It must be remembered that when this provision takes effect there will be a state of war in existence and that the persons likely to be charged before a military court may already be in a military camp. Therefore, it is only reasonable to provide that, if the Minister so directs, any offence committed shall be tried by a military court. The Constitution lays down in Article 38, that:—

"Military tribunals may be established for the trial of offences against military law alleged to have been committed by persons while subject to military law and also to deal with a state of war or armed rebellion."

That Article of the Constitution authorises the setting up of military tribunals generally. It is very difficult to see how a civil court could automatically handle the situation having regard to the state of war then existing and also as the person concerned may be in a military internment camp. I feel it may not always be possible to have recourse to a civil court in the ordinary way. If you delete this provision, you are creating difficulties for everyone concerned and in the circumstances I think it is only reasonable that a military court should, if necessary, have power to deal with these offences because a state of war exists. You cannot have internment camps unless the state of war exists. Having had some experience of military courts myself, both from the point of view of appearing before them and on them, they are excellent. I do not think there is any danger of anything going wrong with them. I think the Seanad should give us the power. There will be no difficulty about the matter. If you take it away, you are taking something that we will then have to bring in again when the war is on and it might not be as easy as it looks to do that.

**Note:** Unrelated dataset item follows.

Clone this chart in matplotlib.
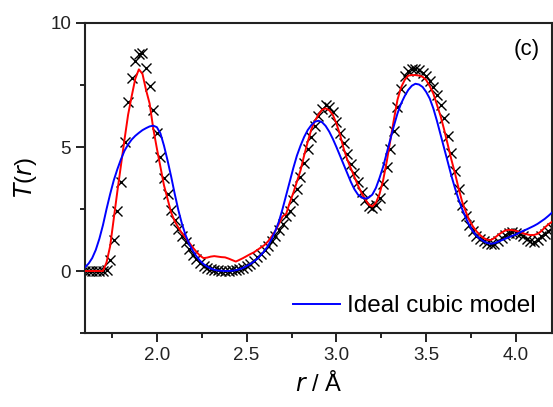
import numpy as np
import matplotlib
matplotlib.use("Agg")
import matplotlib.pyplot as plt
from matplotlib.ticker import MultipleLocator

plt.rcParams['font.family'] = ['Liberation Sans', 'DejaVu Sans']

r_start, r_step, n_pts = 1.60, 0.02, 131

t_exp = [0, 0, 0, 0, 0, 0, 0.05, 0.45, 1.25, 2.4,
         3.6, 5.2, 6.8, 7.8, 8.45, 8.75, 8.8, 8.2, 7.45, 6.5,
         5.55, 4.6, 3.75, 3.1, 2.45, 2.05, 1.7, 1.4, 1.15, 0.88,
         0.65, 0.48, 0.32, 0.2, 0.12, 0.07, 0.05, 0.03, 0.02, 0.02,
         0.02, 0.03, 0.05, 0.08, 0.13, 0.2, 0.28, 0.4, 0.55, 0.7,
         0.85, 1.02, 1.2, 1.42, 1.65, 1.9, 2.2, 2.4, 2.85, 3.3,
         3.8, 4.35, 4.9, 5.4, 5.85, 6.25, 6.55, 6.68, 6.62, 6.42,
         6.0, 5.55, 5.15, 4.7, 4.3, 3.95, 3.6, 3.2, 2.85, 2.62,
         2.55, 2.65, 2.95, 3.5, 4.2, 4.9, 5.65, 6.6, 7.35, 7.85,
         8.05, 8.15, 8.15, 8.1, 8.0, 7.85, 7.65, 7.4, 7.1, 6.7,
         6.15, 5.45, 4.75, 4.05, 3.3, 2.65, 2.2, 1.85, 1.62, 1.42,
         1.3, 1.2, 1.12, 1.08, 1.1, 1.2, 1.32, 1.45, 1.55, 1.58,
         1.55, 1.48, 1.4, 1.3, 1.22, 1.18, 1.25, 1.4, 1.5, 1.62,
         1.75]

t_fit = [0, 0, 0, 0, 0, 0, 0.35, 1.0, 2.1, 3.2,
         4.25, 5.3, 6.3, 7.05, 7.75, 8.13, 7.95, 7.3, 6.75, 5.75,
         4.95, 4.2, 3.45, 2.9, 2.35, 2.0, 1.75, 1.52, 1.35, 1.15,
         0.95, 0.78, 0.62, 0.52, 0.54, 0.58, 0.6, 0.58, 0.56, 0.55,
         0.5, 0.44, 0.38, 0.45, 0.52, 0.6, 0.68, 0.75, 0.85, 0.95,
         1.05, 1.2, 1.4, 1.62, 1.9, 2.2, 2.3, 2.75, 3.15, 3.6,
         4.05, 4.65, 5.2, 5.7, 6.05, 6.3, 6.5, 6.56, 6.48, 6.3,
         5.95, 5.5, 4.95, 4.5, 4.15, 3.8, 3.45, 3.15, 2.9, 2.68,
         2.6, 2.75, 3.1, 3.65, 4.4, 5.25, 6.1, 6.9, 7.4, 7.7,
         7.88, 7.9, 7.9, 7.88, 7.83, 7.7, 7.45, 7.15, 6.7, 6.25,
         5.7, 5.1, 4.5, 3.95, 3.35, 2.8, 2.4, 2.05, 1.8, 1.6,
         1.45, 1.33, 1.26, 1.25, 1.33, 1.45, 1.55, 1.63, 1.66, 1.65,
         1.62, 1.57, 1.52, 1.48, 1.45, 1.45, 1.5, 1.6, 1.75, 1.88,
         1.98]

t_cubic = [0.15, 0.3, 0.52, 0.85, 1.3, 1.85, 2.5, 3.1, 3.65, 4.1,
           4.5, 4.85, 5.1, 5.3, 5.45, 5.57, 5.68, 5.76, 5.83, 5.86,
           5.8, 5.55, 5.05, 4.45, 3.8, 3.1, 2.45, 1.9, 1.45, 1.1,
           0.82, 0.6, 0.42, 0.28, 0.18, 0.1, 0.05, 0.02, 0.01, 0.0,
           0.0, 0.01, 0.03, 0.07, 0.12, 0.2, 0.28, 0.38, 0.5, 0.65,
           0.82, 1.02, 1.3, 1.62, 2.0, 2.5, 3.05, 3.6, 4.15, 4.65,
           5.05, 5.4, 5.68, 5.88, 6.02, 6.06, 6.0, 5.85, 5.62, 5.33,
           5.0, 4.65, 4.3, 3.95, 3.6, 3.3, 3.08, 2.96, 2.92, 2.96,
           3.08, 3.35, 3.75, 4.2, 4.75, 5.3, 5.85, 6.35, 6.75, 7.05,
           7.3, 7.47, 7.55, 7.52, 7.42, 7.22, 6.95, 6.55, 6.05, 5.5,
           4.95, 4.4, 3.85, 3.35, 2.9, 2.5, 2.15, 1.85, 1.6, 1.42,
           1.3, 1.2, 1.13, 1.1, 1.12, 1.18, 1.24, 1.3, 1.36, 1.42,
           1.48, 1.55, 1.62, 1.68, 1.75, 1.82, 1.9, 2.0, 2.1, 2.22,
           2.35]

r = r_start + r_step * np.arange(n_pts)

fig = plt.figure(figsize=(5.53, 4.07), dpi=100)
ax = fig.add_axes([0.1537, 0.1818, 0.8443, 0.7617])

ax.plot(r, t_exp, linestyle='none', marker='x', color='black',
        markersize=7, markeredgewidth=1.0, zorder=2)
ax.plot(r, t_fit, color='#ff0000', linewidth=1.4, zorder=3)
ax.plot(r, t_cubic, color='#0000ff', linewidth=1.4, zorder=4,
        label='Ideal cubic model')

ax.set_xlim(1.6, 4.2)
ax.set_ylim(-2.5, 10)
ax.xaxis.set_major_locator(MultipleLocator(0.5))
ax.xaxis.set_minor_locator(MultipleLocator(0.25))
ax.yaxis.set_major_locator(MultipleLocator(5))
ax.yaxis.set_minor_locator(MultipleLocator(2.5))
ax.tick_params(which='major', direction='out', length=6.5, width=1.4,
               labelsize=13.5, top=False, right=False, colors='#222222')
ax.tick_params(which='minor', direction='out', length=3.5, width=1.4,
               top=False, right=False, colors='#222222')
ax.xaxis.set_major_formatter(matplotlib.ticker.FormatStrFormatter('%.1f'))
for s in ax.spines.values():
    s.set_linewidth(1.5)
    s.set_color('#222222')

ax.set_xlabel(r'$\it{r}$ / Å', fontsize=17, labelpad=5)
ax.set_ylabel(r'$\it{T}$($\it{r}$)', fontsize=17, labelpad=8)
ax.text(0.975, 0.915, '(c)', transform=ax.transAxes, fontsize=16,
        ha='right', va='center')
ax.legend(loc='lower right', frameon=False, fontsize=17.5,
          handlelength=1.95, handletextpad=0.3, borderaxespad=0.25)

fig.savefig('out.png', dpi=100)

I feel the point made by Senator Cox is an adequate answer to the last point made by the Minister, that, should the necessity arise during war time, it is quite easy to get emergency legislation and to provide for this contingency.

You would all object to it then.

As the Minister points out, this deals only with an alleged crime committed by a person already in a camp. The suggestion that it would not be possible in time of war to have emergency legislation covering this point seems to me to be unreal. It would be perfectly possible. I agree with Senator Cox that peacetime is not the time to introduce a law giving the Minister power to have an enemy alien, who is interned and accused of an offence, tried by military tribunal, if he thinks fit.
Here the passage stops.